« Ma famille et moi-même n’avons jamais eu affaire à un quelconque organe de l’État. Nous sommes d’origine modeste, sans ancêtres illustres, sans parents hauts fonctionnaires. Pas de criminels ni de délinquants non plus. Nous n’avons jamais été confrontés, de près ou de loin, à une quelconque affaire de justice. Notre histoire familiale s’enracine en Bretagne. Sur la côte nord du Finistère, entre l’Aber-Benoît et l’Aber-Wrac’h[1], la maison de mes ancêtres regarde le large. Bien plantée sur le bord du plateau granitique, depuis sa hauteur de Keradraon, elle se tourne vers le nord-ouest, vers le pays des Gaëls et les rivages de la mer Celtique, le pays de mes lointains ancêtres. À nos pieds, les champs descendent en pente douce vers la grève. C’est là que mon grand-père cultivait la terre, face à l’immensité océane. Cet homme de la terre était aussi un homme de la mer. Il en avait acquis la connaissance par le travail et l’expérience. La mer était toujours pour lui celle que l’on observe et que l’on écoute, celle que l’on redoute et que l’on apprivoise. Je revois mon grand-père devant la maison de Keradraon, les yeux embrassant l’océan du haut de ce sémaphore, son regard bleu pointé dans les profondeurs du ciel et des flots.
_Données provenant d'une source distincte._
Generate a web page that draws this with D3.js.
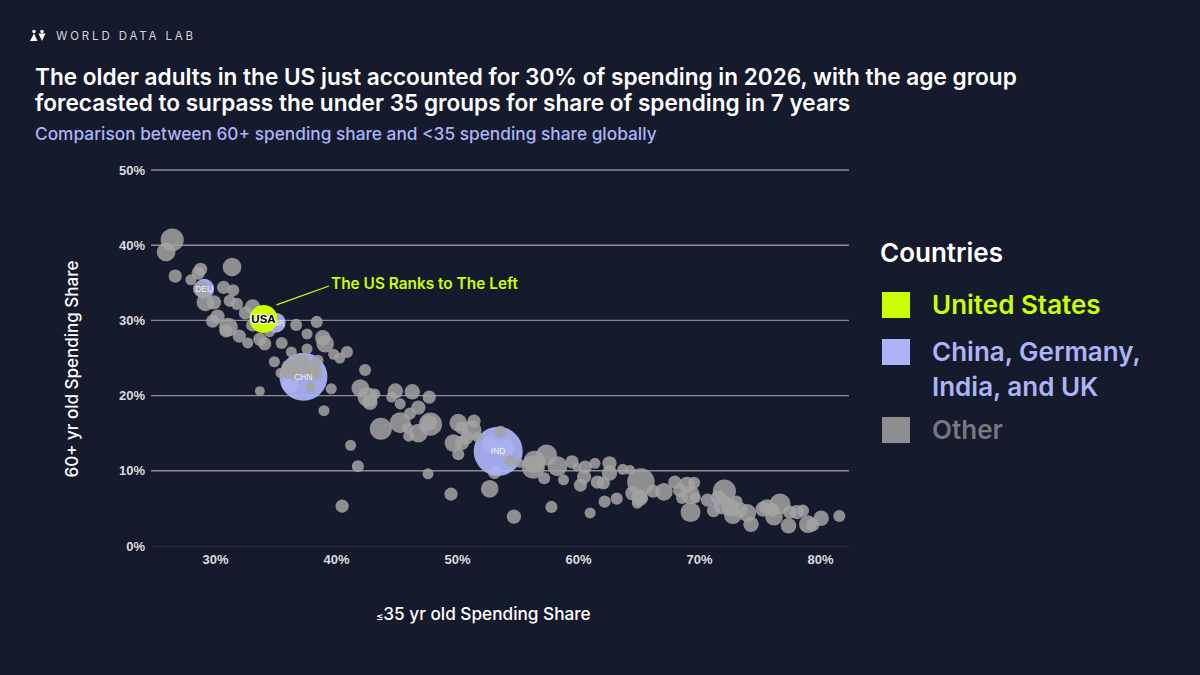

Dans la fin des matinées d’été, quand les nuages venus de l’Ouest s’attardent entre ciel et terre, on voit, depuis la maison de Keradraon, la brise de mer dévoiler doucement la côte par-delà la presqu’île de Sainte-Marguerite. Les îlots rocheux de Landéda se découvrent sous un ciel de traîne et se prêtent aux ardeurs du soleil. Puis la mer et la terre se conjuguent inlassablement dans la chaleur de l’après-midi, le ciel et le vent pourchassent les derniers nuages, les déchirent et les emportent pour en jeter les lambeaux loin, très loin, à l’horizon. Dans les douces soirées d’été, lorsque le jour baisse et que le soleil décline peu à peu, l’océan s’illumine alors d’un crépuscule de lueurs flamboyantes. À l’ouest, les ultimes rayons se glissent à l’horizon entre les nuages rougissants et projettent leurs derniers traits de lumière. Ils s’effacent petit à petit, se perdent progressivement pour finalement céder leur place en laissant apparaître, à l’est, les flashs successifs qui jaillissent du phare de l’Ile-Vierge. Le grand phare renvoie aux dernières lueurs du soir, s’éteignant à l’ouest, ses rayons toujours plus éclatants à mesure que le jour s’éloigne. Du haut de leur tour de granit, les longs faisceaux balaient le large de leur ronde chronométrée, effleurent la côte, éblouissent les fenêtres de Keradraon et veillent à l’entrée du chenal menant à l’Aber-Wrac’h. L’alignement des amers lumineux conduit, à travers les rochers, entre fort Cézon et Stagadon sombrant dans la nuit, jusqu’au port niché dans l’estuaire. En suivant le chemin tracé par les feux à secteur et les bouées, les balises et les tourelles, les derniers bateaux rentrent au port et accèdent aux pontons derrière la jetée, à l’abri des assauts venant de la haute mer. À quelques milles au large, le trafic maritime des cargos et tankers poursuit sa route en suivant le rail d’Ouessant, surveillé de la Tour du Stiff de Ouessant par la vigilance du CROSS Corsen[2], et, quand la houle se lève le Libenter[3] nous rappelle, de son hululement entre plainte et sifflet scandé au rythme des vagues, que le danger n’est pas loin. »
[1] En Bretagne, les abers sont les estuaires des fleuves côtiers. La commune de Landéda est bordée à l’ouest par l’Aber-Benoît et à l’est par l’Aber-Wrac’h.
[2] Les Centres Régionaux Opérationnels de Surveillance et de Sauvetage (CROSS) sont des dispositifs de la Direction Interrégionale de la Mer (DIRM), sous l’autorité de la préfecture maritime, dont la mission générale est la sécurité de la navigation. Le CROSS Corsen est en charge de la zone allant de la pointe de Penmarc’h, au sud du Finistère, à la baie du Mont-Saint-Michel.
[3] Bouée cardinale Ouest d’aide à la navigation à l’entrée du grand chenal. Le sifflet du Libenter sera supprimé dans les années 2010.